* begin EXTRACTED RECORDS *

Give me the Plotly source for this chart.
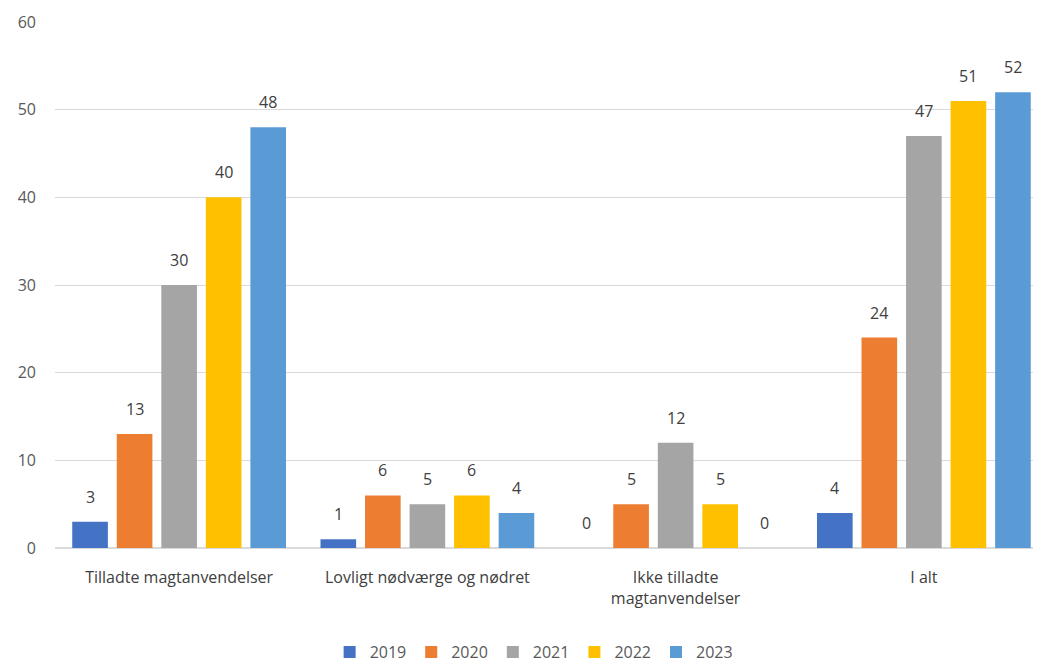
import plotly.graph_objects as go

categories = ["Tilladte magtanvendelser", "Lovligt nødværge og nødret",
              "Ikke tilladte<br>magtanvendelser", "I alt"]
years = ["2019", "2020", "2021", "2022", "2023"]
values = {
    "2019": [3, 1, 0, 4],
    "2020": [13, 6, 5, 24],
    "2021": [30, 5, 12, 47],
    "2022": [40, 6, 5, 51],
    "2023": [48, 4, 0, 52],
}
colors = {
    "2019": "#4472C4",
    "2020": "#ED7D31",
    "2021": "#A5A5A5",
    "2022": "#FFC000",
    "2023": "#5B9BD5",
}

BARGAP = 0.103
GROUPGAP = 0.2

fig = go.Figure()
for y in years:
    fig.add_trace(go.Bar(
        name=y, x=categories, y=values[y],
        marker=dict(color=colors[y], line=dict(width=0)),
    ))

# value labels placed above each bar, derived from data and bar layout
n = len(years)
slot = (1 - BARGAP) / n
annotations = []
for i, yr in enumerate(years):
    off = (i - (n - 1) / 2) * slot
    for c, v in enumerate(values[yr]):
        annotations.append(dict(
            x=c + off, y=v, xref="x", yref="y", text=str(v),
            showarrow=False, yanchor="bottom", yshift=12,
            font=dict(size=16, color="#404040"),
        ))

fig.update_layout(
    width=1041, height=662,
    barmode="group", bargap=BARGAP, bargroupgap=GROUPGAP,
    paper_bgcolor="white", plot_bgcolor="white",
    font=dict(family="Open Sans, Noto Sans, sans-serif", color="#595959", size=16),
    margin=dict(l=47, r=1, t=14, b=122, autoexpand=False),
    legend=dict(orientation="h", x=0.482, xanchor="center", y=-0.198, yanchor="middle",
                font=dict(size=16, color="#595959"), itemwidth=30,
                traceorder="normal"),
    showlegend=True,
    annotations=annotations,
)
fig.update_xaxes(showgrid=False, showline=True, linecolor="#D9D9D9",
                 tickfont=dict(size=16, color="#404040"), ticks="",
                 ticklabelstandoff=15, automargin=False)
fig.update_yaxes(range=[0, 60], dtick=10, showgrid=True, gridcolor="#D9D9D9",
                 gridwidth=1, zeroline=True, zerolinecolor="#D9D9D9", ticks="",
                 tickfont=dict(size=16, color="#595959"), ticklabelstandoff=18,
                 automargin=False)

fig.write_html("out.html")
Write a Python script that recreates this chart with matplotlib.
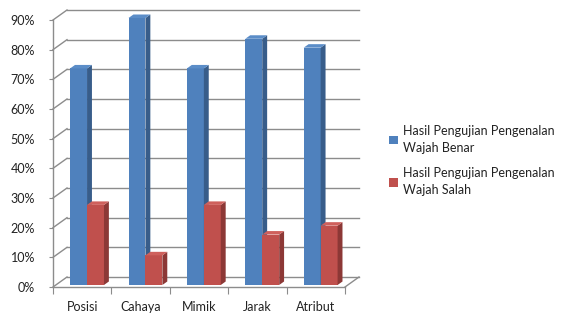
import matplotlib.pyplot as plt
from matplotlib.patches import Polygon
import numpy as np

categories = ["Posisi", "Cahaya", "Mimik", "Jarak", "Atribut"]
benar = [0.73, 0.90, 0.73, 0.83, 0.80]
salah = [0.27, 0.10, 0.27, 0.17, 0.20]
series_labels = ["Hasil Pengujian Pengenalan\nWajah Benar",
                 "Hasil Pengujian Pengenalan\nWajah Salah"]
yticks = np.arange(0, 1.0, 0.1)

W, H = 569, 313
fig = plt.figure(figsize=(W / 100, H / 100), dpi=100)
plt.rcParams['font.family'] = ['Lato', 'DejaVu Sans']

# front plane in pixels
x0, x1 = 53, 345
y0, y1 = 287, 20
ax = fig.add_axes([x0 / W, 1 - y0 / H, (x1 - x0) / W, (y0 - y1) / H])
ax.set_xlim(0, 5)
ax.set_ylim(0, 0.9)
for s in ax.spines.values():
    s.set_visible(False)

# depth offset of back wall, in data units
dx = 14 / (x1 - x0) * 5
dy = 10 / (y0 - y1) * 0.9
grid_c = "#8c8c8c"

# back wall gridlines + side wall diagonals
for v in yticks:
    ax.plot([dx, 5 + dx], [v + dy, v + dy], color=grid_c, lw=1, clip_on=False, zorder=1)
    ax.plot([0, dx], [v, v + dy], color=grid_c, lw=1, clip_on=False, zorder=1)
# floor right edge and front axes
ax.plot([5, 5 + dx], [0, dy], color=grid_c, lw=1, clip_on=False, zorder=1)
ax.plot([0, 5], [0, 0], color=grid_c, lw=1, clip_on=False, zorder=1)
ax.plot([0, 0], [0, 0.9], color=grid_c, lw=1, clip_on=False, zorder=1)

d_front, d_back = 0.2, 0.55
bw = 0.29
off = 0.245
colors = [("#4f81bd", "#385d8a", "#5b8dc8"), ("#c0504d", "#8c3836", "#cf605c")]

handles = []
for si, vals in enumerate([benar, salah]):
    front, side, top = colors[si]
    xs = np.arange(len(categories)) + off + si * bw + d_front * dx
    b = ax.bar(xs, vals, width=bw, bottom=d_front * dy, align="edge",
               color=front, zorder=3 + si, clip_on=False, lw=0)
    handles.append(b)
    ddx = (d_back - d_front) * dx
    ddy = (d_back - d_front) * dy
    for x, v in zip(xs, vals):
        yb = d_front * dy
        yt = yb + v
        ax.add_patch(Polygon([(x + bw, yb), (x + bw + ddx, yb + ddy),
                              (x + bw + ddx, yt + ddy), (x + bw, yt)],
                             closed=True, fc=side, lw=0, zorder=3 + si, clip_on=False))
        ax.add_patch(Polygon([(x, yt), (x + ddx, yt + ddy),
                              (x + bw + ddx, yt + ddy), (x + bw, yt)],
                             closed=True, fc=top, lw=0, zorder=3 + si, clip_on=False))

ax.set_yticks(yticks)
ax.set_yticklabels([f"{int(round(v * 100))}%" for v in yticks], fontsize=9, color="#222222")
ax.tick_params(axis="y", length=3, color=grid_c, pad=10)
ax.set_xticks(np.arange(0, 6))
ax.set_xticklabels([])
ax.tick_params(axis="x", length=5, color=grid_c)
ax.set_xticks(np.arange(len(categories)) + 0.5, minor=True)
ax.set_xticklabels(categories, minor=True, fontsize=9, color="#222222")
ax.tick_params(axis="x", which="minor", length=0, pad=10)

leg = fig.legend(handles, series_labels, loc="upper left", bbox_to_anchor=(383 / W, 1 - 119 / H),
                 frameon=False, fontsize=9, handlelength=0.7, handleheight=0.7,
                 handletextpad=0.4, labelspacing=1.1, borderpad=0)
for t in leg.get_texts():
    t.set_linespacing(1.45)
    t.set_color("#222222")

fig.savefig("out.png", dpi=100)
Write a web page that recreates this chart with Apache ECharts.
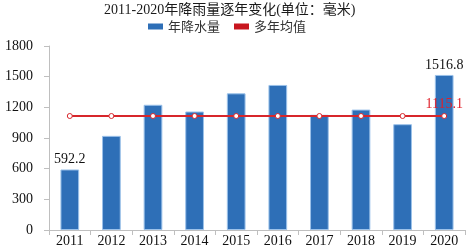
<!DOCTYPE html>
<html>
<head>
<meta charset="utf-8">
<script src="https://cdn.jsdelivr.net/npm/echarts@6/dist/echarts.min.js"></script>
<style>
  html, body { margin: 0; padding: 0; background: #fff; }
  #main { width: 472px; height: 248px; }
</style>
</head>
<body>
<div id="main"></div>
<script>
var years = ['2011', '2012', '2013', '2014', '2015', '2016', '2017', '2018', '2019', '2020'];
var rainfall = [592.2, 921, 1225, 1159, 1337, 1419, 1127, 1178, 1035, 1516.8];
var meanRain = [1115.1, 1115.1, 1115.1, 1115.1, 1115.1, 1115.1, 1115.1, 1115.1, 1115.1, 1115.1];
var yTicks = [0, 300, 600, 900, 1200, 1500, 1800];

var serif = '"Liberation Serif", "Noto Sans CJK SC", serif';
var last = years.length - 1;

var chart = echarts.init(document.getElementById('main'));

var option = {
    animation: false,
    title: {
        text: '2011-2020年降雨量逐年变化(单位：毫米)',
        left: 104,
        top: 3,
        padding: 0,
        textStyle: {
            fontFamily: serif,
            fontSize: 14,
            fontWeight: 'normal',
            color: '#1a1a1a'
        }
    },
    legend: {
        top: 20,
        left: 148,
        icon: 'rect',
        itemWidth: 15,
        itemHeight: 6,
        itemGap: 14,
        padding: 0,
        textStyle: {
            fontFamily: '"Noto Sans CJK SC", sans-serif',
            fontSize: 13,
            color: '#333'
        },
        data: [
            { name: '年降水量', itemStyle: { color: '#2e6fb7', borderWidth: 0 } },
            { name: '多年均值', itemStyle: { color: '#c8161e', borderWidth: 0 } }
        ]
    },
    grid: {
        left: 49,
        right: 7,
        top: 46,
        bottom: 16,
        containLabel: false
    },
    xAxis: {
        type: 'category',
        data: years,
        axisLine: { lineStyle: { color: '#bfbfbf', width: 1 } },
        axisTick: { show: true, length: 5, lineStyle: { color: '#bfbfbf' } },
        axisLabel: {
            margin: 4,
            fontFamily: serif,
            fontSize: 14,
            color: '#111',
            interval: 0
        }
    },
    yAxis: {
        type: 'value',
        min: yTicks[0],
        max: yTicks[yTicks.length - 1],
        interval: 300,
        splitLine: { show: false },
        axisLine: { show: true, lineStyle: { color: '#bfbfbf', width: 1 } },
        axisTick: { show: true, length: 5, lineStyle: { color: '#bfbfbf' } },
        axisLabel: {
            margin: 16,
            fontFamily: serif,
            fontSize: 14,
            color: '#111',
            formatter: function (v) { return String(v); }
        }
    },
    series: [
        {
            name: '年降水量',
            type: 'bar',
            data: rainfall,
            barWidth: '45%',
            itemStyle: {
                color: '#2e6fb7',
                borderColor: '#9cc2ea',
                borderWidth: 1
            },
            label: {
                show: true,
                position: 'top',
                distance: 3,
                fontFamily: serif,
                fontSize: 14,
                color: '#111',
                formatter: function (p) {
                    return (p.dataIndex === 0 || p.dataIndex === last) ? p.value.toFixed(1) : '';
                }
            }
        },
        {
            name: '多年均值',
            type: 'line',
            data: meanRain,
            zlevel: 1,
            symbol: 'circle',
            symbolSize: 5,
            showAllSymbol: true,
            lineStyle: { color: '#d7262b', width: 2 },
            itemStyle: { color: '#fff', borderColor: '#d7262b', borderWidth: 1 },
            label: {
                show: true,
                position: 'top',
                distance: 2,
                fontFamily: serif,
                fontSize: 14,
                color: '#e0202a',
                formatter: function (p) {
                    return p.dataIndex === last ? p.value.toFixed(1) : '';
                }
            }
        }
    ]
};

chart.setOption(option);
</script>
</body>
</html>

* end EXTRACTED RECORDS *

* **SHORT EXERCISE**
Repeat the listing above up to and including the line with "import plotly.graph_objects as go", starting from its first line. Drop any pictures.

* **EXPECTED ANSWER**
Give me the Plotly source for this chart.
import plotly.graph_objects as go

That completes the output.